Der Arzt schaute zu Eiri, der bestätigend nickte. „Gut, also keine Amnesie und nur eine Bewusstlosigkeit von wenigen Sekunden. Das ist nur eine leichte Gehirnerschütterung. Ich lasse Sie jetzt nach Hause gehen, aber sollte innerhalb der nächsten sechs bis zwölf Stunden irgendetwas sein – Übelkeit, Erbrechen, Kopfschmerzen oder dergleichen – dann lassen Sie sich sofort in ein Krankenhaus bringen.

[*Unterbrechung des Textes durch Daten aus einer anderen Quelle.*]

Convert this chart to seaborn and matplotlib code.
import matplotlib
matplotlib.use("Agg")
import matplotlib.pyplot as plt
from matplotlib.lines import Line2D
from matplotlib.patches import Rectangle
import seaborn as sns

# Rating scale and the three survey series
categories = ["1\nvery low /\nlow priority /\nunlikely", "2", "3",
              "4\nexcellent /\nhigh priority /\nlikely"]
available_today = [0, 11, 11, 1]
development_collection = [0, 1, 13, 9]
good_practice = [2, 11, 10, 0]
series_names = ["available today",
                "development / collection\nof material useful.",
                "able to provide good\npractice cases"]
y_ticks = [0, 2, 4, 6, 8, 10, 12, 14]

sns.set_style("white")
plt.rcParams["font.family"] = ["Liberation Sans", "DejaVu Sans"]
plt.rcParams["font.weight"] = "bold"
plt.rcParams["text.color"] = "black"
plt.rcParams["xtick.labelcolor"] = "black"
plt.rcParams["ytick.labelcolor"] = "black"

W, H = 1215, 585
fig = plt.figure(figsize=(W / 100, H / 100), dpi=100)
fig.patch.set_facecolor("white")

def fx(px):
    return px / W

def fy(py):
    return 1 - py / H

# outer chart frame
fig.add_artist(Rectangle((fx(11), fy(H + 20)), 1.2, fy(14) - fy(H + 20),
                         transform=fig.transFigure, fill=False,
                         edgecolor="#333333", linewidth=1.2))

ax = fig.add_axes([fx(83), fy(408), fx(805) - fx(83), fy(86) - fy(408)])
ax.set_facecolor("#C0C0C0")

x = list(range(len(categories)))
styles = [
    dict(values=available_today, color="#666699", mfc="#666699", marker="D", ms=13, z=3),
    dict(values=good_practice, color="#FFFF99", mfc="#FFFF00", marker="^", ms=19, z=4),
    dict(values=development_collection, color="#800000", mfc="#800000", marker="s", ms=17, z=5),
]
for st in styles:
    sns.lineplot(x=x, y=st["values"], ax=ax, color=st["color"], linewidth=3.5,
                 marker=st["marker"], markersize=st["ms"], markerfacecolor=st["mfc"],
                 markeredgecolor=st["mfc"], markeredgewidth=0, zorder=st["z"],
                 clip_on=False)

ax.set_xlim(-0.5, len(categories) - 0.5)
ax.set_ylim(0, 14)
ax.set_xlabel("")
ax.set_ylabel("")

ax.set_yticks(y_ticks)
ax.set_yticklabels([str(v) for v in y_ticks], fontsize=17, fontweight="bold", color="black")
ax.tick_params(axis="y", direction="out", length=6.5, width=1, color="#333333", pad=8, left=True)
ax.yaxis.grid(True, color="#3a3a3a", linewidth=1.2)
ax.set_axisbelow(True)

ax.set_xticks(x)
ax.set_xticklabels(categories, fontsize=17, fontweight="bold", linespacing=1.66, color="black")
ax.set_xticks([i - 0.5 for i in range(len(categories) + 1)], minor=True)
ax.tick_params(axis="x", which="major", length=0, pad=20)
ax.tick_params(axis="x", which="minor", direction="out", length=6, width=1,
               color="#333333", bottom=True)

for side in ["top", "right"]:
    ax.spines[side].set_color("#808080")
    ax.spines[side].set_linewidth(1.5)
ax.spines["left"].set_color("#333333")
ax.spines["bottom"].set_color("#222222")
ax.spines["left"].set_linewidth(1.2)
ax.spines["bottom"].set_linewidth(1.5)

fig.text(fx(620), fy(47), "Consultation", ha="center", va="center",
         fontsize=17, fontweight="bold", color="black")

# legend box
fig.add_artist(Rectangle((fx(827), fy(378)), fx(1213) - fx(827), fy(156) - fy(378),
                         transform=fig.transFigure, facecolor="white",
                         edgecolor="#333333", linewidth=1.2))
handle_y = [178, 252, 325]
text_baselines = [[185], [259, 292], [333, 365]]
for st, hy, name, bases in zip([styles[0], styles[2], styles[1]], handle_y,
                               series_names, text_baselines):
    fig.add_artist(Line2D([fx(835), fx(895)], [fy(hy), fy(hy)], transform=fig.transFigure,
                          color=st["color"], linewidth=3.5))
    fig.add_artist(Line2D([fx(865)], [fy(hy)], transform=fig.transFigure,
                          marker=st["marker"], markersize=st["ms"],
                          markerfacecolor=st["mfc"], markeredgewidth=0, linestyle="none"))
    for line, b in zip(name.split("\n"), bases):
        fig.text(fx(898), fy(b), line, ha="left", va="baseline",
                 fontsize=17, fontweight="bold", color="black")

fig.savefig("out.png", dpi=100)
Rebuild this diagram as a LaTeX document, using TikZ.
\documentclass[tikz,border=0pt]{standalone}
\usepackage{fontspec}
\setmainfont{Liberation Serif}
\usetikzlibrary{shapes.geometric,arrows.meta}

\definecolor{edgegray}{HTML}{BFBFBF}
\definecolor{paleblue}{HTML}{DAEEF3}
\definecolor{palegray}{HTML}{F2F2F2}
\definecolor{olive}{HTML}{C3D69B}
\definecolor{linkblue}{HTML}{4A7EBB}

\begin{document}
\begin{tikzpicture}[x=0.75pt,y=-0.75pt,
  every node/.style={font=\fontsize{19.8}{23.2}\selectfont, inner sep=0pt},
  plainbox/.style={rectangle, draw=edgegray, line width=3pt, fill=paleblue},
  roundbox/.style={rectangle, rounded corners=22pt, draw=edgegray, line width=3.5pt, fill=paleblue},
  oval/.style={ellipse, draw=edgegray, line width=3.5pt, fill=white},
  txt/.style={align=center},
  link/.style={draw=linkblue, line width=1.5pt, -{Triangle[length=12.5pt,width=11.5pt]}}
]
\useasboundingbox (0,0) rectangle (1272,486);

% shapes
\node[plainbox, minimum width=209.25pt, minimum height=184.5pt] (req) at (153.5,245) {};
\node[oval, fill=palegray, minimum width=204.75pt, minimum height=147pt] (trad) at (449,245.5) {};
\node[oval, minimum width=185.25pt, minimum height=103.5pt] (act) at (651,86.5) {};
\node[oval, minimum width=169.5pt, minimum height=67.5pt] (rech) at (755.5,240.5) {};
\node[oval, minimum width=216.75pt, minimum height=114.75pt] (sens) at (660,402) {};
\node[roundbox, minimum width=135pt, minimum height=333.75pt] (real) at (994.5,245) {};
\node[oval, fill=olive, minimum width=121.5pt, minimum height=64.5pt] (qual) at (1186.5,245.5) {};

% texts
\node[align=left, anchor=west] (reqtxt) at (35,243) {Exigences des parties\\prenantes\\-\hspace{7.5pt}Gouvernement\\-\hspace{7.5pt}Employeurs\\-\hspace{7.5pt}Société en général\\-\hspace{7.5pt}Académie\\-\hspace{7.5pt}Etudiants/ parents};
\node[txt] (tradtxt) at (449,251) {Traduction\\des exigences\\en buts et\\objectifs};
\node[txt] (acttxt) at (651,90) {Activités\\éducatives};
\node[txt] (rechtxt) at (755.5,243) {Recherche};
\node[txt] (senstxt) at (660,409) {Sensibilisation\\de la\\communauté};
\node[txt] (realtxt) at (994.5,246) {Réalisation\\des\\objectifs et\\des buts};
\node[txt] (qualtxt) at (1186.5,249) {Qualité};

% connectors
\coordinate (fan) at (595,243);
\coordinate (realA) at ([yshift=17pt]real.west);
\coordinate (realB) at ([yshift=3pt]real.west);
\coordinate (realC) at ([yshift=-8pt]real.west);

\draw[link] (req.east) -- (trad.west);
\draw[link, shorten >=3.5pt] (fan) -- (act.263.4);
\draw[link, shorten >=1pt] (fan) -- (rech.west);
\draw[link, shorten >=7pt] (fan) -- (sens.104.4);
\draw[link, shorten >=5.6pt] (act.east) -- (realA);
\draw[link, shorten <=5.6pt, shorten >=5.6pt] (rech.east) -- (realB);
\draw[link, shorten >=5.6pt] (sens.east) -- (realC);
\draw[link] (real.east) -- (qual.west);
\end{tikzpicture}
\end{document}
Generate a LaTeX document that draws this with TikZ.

Wegen der Platzwunde werden Sie sehr wahrscheinlich eine kleine Narbe zurückbehalten... Sie bekommen von mir gleich noch ein Protokoll, dass Sie im Fall einer stationären Aufnahme im Krankenhaus mitbringen müssen.“, erklärte der Arzt und verließ den Raum.

Ryuchi schaute zu Eiri, sagte aber kein Wort. Eiri sah zurück. Also eine Narbe tut seinem Gesicht keinen Abbruch. Er ist mindestens genauso ansehnlich wie Ayaka schön ist... Auch mit einer Narbe auf der Stirn... Dann wand sich Eiri aus Ayakas Umarmung und schaute sie an. „Geh du ruhig noch ein bisschen schwimmen, ich bring Ryuchi nach Hause.“, sagte er.

Ayaka schaute von Eiri zu Ryuchi, dann schüttelte sie den Kopf. „Ryuchi kommt mit zu uns. Das ist mir lieber, Eiri.“, sagte sie.

Eiri schluckte schwer. „Er wird die Nacht sicher auch alleine durchstehen.“, entgegnete Eiri.

Ayaka jedoch schaute ihn flehend an. „Bitte, Eiri... Er ist mein Bruder, ich mache mir Sorgen.“

Dann warf Eiri wieder einen Blick zu Ryuchi, der jedoch gerade eher teilnahmslos zuschaute. Und ich mach mir auch Sorgen... Sorgen, dass ich bald alle Schranken durchbreche, wenn ich jetzt zustimme...Sorgen, dass ich etwas Saublödes mache... „Also gut...“, hörte er sich sagen und an Ryuchi gewandt: „Du schläfst diese Nacht bei uns.“

Ryuchi blinzelte ihn an. Meint er das wirklich ernst?